■ **Work instructions**
All of the material below is to be restated word for word, apart from the pictures.

[Begin Supplied data]

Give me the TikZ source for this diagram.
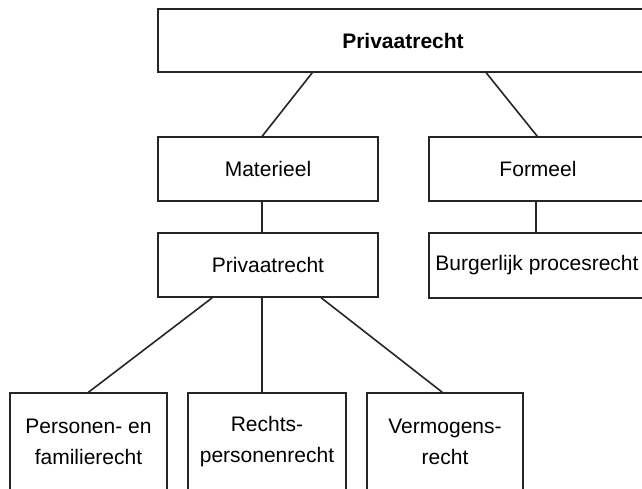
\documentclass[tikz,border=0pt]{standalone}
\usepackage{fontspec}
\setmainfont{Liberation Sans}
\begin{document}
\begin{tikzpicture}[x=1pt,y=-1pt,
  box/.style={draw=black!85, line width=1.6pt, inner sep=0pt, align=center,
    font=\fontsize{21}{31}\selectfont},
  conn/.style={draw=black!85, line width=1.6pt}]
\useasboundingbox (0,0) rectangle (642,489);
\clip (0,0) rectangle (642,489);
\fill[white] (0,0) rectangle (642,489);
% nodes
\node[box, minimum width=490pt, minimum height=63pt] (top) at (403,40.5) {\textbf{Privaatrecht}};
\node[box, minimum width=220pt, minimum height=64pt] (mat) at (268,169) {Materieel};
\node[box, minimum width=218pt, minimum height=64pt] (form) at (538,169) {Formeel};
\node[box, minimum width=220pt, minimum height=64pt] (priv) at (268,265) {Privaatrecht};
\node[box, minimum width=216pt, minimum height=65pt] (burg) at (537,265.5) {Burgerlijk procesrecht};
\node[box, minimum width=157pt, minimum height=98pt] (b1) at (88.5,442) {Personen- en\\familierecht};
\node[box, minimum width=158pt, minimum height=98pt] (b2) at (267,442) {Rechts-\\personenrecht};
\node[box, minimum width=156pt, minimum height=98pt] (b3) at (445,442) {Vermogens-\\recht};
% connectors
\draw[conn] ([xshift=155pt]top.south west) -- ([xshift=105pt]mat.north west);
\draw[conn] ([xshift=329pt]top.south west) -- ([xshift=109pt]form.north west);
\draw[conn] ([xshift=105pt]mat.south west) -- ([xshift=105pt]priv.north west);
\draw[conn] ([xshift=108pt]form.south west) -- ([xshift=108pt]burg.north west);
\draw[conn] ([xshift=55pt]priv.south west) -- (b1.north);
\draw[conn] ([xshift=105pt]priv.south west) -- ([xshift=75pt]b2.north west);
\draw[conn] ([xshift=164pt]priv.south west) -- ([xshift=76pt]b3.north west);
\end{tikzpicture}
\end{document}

[End Supplied data]

■ **Solution to the problem**
Give me the TikZ source for this diagram.
\documentclass[tikz,border=0pt]{standalone}
\usepackage{fontspec}
\setmainfont{Liberation Sans}
\begin{document}
\begin{tikzpicture}[x=1pt,y=-1pt,
  box/.style={draw=black!85, line width=1.6pt, inner sep=0pt, align=center,
    font=\fontsize{21}{31}\selectfont},
  conn/.style={draw=black!85, line width=1.6pt}]
\useasboundingbox (0,0) rectangle (642,489);
\clip (0,0) rectangle (642,489);
\fill[white] (0,0) rectangle (642,489);
% nodes
\node[box, minimum width=490pt, minimum height=63pt] (top) at (403,40.5) {\textbf{Privaatrecht}};
\node[box, minimum width=220pt, minimum height=64pt] (mat) at (268,169) {Materieel};
\node[box, minimum width=218pt, minimum height=64pt] (form) at (538,169) {Formeel};
\node[box, minimum width=220pt, minimum height=64pt] (priv) at (268,265) {Privaatrecht};
\node[box, minimum width=216pt, minimum height=65pt] (burg) at (537,265.5) {Burgerlijk procesrecht};
\node[box, minimum width=157pt, minimum height=98pt] (b1) at (88.5,442) {Personen- en\\familierecht};
\node[box, minimum width=158pt, minimum height=98pt] (b2) at (267,442) {Rechts-\\personenrecht};
\node[box, minimum width=156pt, minimum height=98pt] (b3) at (445,442) {Vermogens-\\recht};
% connectors
\draw[conn] ([xshift=155pt]top.south west) -- ([xshift=105pt]mat.north west);
\draw[conn] ([xshift=329pt]top.south west) -- ([xshift=109pt]form.north west);
\draw[conn] ([xshift=105pt]mat.south west) -- ([xshift=105pt]priv.north west);
\draw[conn] ([xshift=108pt]form.south west) -- ([xshift=108pt]burg.north west);
\draw[conn] ([xshift=55pt]priv.south west) -- (b1.north);
\draw[conn] ([xshift=105pt]priv.south west) -- ([xshift=75pt]b2.north west);
\draw[conn] ([xshift=164pt]priv.south west) -- ([xshift=76pt]b3.north west);
\end{tikzpicture}
\end{document}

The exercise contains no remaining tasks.